▸ **Exercise description**: Print word for word the first line of the listing below and every line after it, through the line with "9700, 9800, 9900];". Leave out the pictures and the rest.

-- Start Material --

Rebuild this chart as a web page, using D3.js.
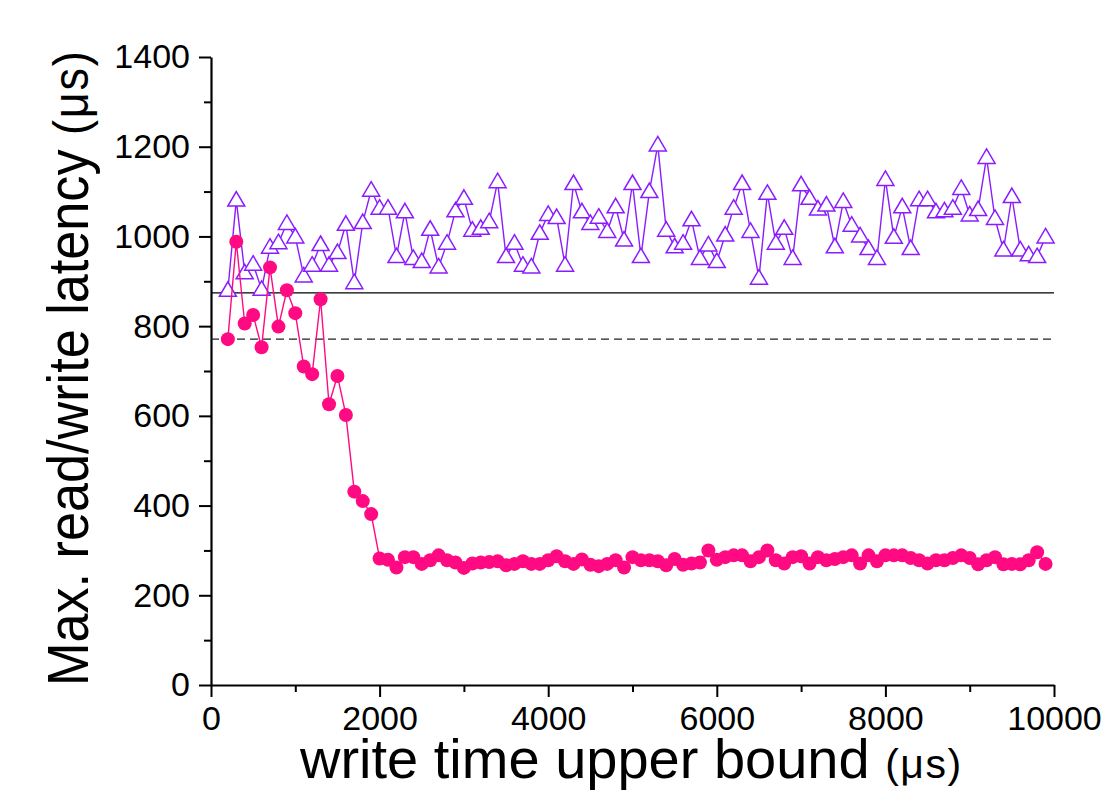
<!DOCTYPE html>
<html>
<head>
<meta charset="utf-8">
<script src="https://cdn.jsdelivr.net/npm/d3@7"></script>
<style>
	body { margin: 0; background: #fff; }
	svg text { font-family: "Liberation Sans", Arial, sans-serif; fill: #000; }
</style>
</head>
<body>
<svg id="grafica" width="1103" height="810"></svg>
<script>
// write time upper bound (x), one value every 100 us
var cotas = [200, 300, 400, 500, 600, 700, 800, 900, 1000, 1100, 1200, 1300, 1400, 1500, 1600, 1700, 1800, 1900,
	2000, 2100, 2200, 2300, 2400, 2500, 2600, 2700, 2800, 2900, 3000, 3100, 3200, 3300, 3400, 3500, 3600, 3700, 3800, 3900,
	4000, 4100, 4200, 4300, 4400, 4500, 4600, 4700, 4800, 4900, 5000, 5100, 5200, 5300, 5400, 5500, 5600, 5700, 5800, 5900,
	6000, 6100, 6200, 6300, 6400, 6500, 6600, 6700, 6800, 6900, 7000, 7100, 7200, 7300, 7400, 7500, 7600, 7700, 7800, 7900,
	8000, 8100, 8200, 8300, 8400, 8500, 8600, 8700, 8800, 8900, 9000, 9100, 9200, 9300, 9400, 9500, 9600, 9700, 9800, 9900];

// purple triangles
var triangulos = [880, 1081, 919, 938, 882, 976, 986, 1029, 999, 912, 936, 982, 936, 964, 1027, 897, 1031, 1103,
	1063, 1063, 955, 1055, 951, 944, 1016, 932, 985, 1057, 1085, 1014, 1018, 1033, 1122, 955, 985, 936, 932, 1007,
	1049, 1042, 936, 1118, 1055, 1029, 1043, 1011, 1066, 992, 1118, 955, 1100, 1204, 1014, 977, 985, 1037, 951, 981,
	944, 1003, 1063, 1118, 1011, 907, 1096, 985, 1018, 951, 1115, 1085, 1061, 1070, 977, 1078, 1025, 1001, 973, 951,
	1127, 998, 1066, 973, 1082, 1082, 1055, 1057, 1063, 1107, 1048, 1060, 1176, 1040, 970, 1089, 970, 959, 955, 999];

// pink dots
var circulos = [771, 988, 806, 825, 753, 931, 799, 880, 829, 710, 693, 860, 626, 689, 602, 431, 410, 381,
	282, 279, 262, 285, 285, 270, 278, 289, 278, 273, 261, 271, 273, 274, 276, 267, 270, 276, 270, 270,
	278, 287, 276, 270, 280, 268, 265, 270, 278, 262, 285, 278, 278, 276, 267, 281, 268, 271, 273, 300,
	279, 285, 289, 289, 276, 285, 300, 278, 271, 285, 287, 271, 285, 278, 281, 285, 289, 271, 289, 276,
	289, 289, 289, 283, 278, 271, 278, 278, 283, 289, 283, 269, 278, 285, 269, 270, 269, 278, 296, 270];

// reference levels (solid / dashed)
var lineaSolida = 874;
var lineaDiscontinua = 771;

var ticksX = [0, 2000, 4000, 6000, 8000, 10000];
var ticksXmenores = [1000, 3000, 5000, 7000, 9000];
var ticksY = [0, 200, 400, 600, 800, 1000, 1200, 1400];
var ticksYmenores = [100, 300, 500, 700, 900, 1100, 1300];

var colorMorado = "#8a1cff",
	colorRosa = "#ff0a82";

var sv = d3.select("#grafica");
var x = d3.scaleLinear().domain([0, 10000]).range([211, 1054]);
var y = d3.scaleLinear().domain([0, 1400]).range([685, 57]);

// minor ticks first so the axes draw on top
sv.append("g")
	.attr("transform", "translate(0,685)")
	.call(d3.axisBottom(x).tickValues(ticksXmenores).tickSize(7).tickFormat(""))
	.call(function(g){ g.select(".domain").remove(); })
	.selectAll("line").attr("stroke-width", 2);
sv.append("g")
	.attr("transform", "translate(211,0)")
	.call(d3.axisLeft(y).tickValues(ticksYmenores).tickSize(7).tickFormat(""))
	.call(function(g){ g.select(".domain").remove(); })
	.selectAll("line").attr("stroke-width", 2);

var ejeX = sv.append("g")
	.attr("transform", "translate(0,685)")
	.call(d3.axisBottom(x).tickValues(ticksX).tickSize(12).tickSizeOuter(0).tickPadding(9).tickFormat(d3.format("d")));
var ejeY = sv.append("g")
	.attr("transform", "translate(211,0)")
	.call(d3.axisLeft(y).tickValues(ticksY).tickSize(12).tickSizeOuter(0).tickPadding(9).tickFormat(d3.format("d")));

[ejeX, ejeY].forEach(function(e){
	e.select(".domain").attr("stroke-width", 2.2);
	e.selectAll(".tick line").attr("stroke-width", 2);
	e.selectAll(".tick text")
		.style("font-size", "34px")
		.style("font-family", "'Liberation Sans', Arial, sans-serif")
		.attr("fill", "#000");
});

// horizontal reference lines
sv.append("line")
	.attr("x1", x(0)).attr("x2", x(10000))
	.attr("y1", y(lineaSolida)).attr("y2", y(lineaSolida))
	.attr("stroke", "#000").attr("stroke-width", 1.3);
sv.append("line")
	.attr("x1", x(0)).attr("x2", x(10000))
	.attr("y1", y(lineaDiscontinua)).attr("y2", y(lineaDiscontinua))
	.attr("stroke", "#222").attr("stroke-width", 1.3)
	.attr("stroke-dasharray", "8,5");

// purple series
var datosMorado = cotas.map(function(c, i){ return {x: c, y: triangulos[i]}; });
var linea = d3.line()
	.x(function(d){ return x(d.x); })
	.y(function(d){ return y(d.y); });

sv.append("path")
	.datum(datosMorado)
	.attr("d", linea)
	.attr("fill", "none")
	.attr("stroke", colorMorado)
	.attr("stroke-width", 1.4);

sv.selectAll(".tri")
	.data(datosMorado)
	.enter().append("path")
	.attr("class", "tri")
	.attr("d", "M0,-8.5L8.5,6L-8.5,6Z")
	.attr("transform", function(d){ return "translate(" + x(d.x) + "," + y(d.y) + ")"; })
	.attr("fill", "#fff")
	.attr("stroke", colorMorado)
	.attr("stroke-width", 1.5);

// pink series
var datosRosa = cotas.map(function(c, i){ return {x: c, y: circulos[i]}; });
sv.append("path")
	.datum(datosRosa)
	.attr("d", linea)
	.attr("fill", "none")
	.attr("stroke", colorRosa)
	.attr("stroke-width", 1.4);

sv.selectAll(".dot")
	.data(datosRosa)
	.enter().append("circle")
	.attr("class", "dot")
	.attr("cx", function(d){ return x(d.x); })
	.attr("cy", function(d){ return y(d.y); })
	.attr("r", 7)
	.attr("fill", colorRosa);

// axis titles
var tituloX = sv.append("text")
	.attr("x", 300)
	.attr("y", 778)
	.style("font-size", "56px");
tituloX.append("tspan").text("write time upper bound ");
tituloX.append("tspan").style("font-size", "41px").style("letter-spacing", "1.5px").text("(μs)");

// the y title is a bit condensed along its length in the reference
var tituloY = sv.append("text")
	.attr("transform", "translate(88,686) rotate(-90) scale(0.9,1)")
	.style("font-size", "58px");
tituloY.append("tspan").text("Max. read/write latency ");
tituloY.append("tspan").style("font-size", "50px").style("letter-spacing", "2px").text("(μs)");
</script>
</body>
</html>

-- End Material --

▸ **Reply**:
Rebuild this chart as a web page, using D3.js.
<!DOCTYPE html>
<html>
<head>
<meta charset="utf-8">
<script src="https://cdn.jsdelivr.net/npm/d3@7"></script>
<style>
	body { margin: 0; background: #fff; }
	svg text { font-family: "Liberation Sans", Arial, sans-serif; fill: #000; }
</style>
</head>
<body>
<svg id="grafica" width="1103" height="810"></svg>
<script>
// write time upper bound (x), one value every 100 us
var cotas = [200, 300, 400, 500, 600, 700, 800, 900, 1000, 1100, 1200, 1300, 1400, 1500, 1600, 1700, 1800, 1900,
	2000, 2100, 2200, 2300, 2400, 2500, 2600, 2700, 2800, 2900, 3000, 3100, 3200, 3300, 3400, 3500, 3600, 3700, 3800, 3900,
	4000, 4100, 4200, 4300, 4400, 4500, 4600, 4700, 4800, 4900, 5000, 5100, 5200, 5300, 5400, 5500, 5600, 5700, 5800, 5900,
	6000, 6100, 6200, 6300, 6400, 6500, 6600, 6700, 6800, 6900, 7000, 7100, 7200, 7300, 7400, 7500, 7600, 7700, 7800, 7900,
	8000, 8100, 8200, 8300, 8400, 8500, 8600, 8700, 8800, 8900, 9000, 9100, 9200, 9300, 9400, 9500, 9600, 9700, 9800, 9900];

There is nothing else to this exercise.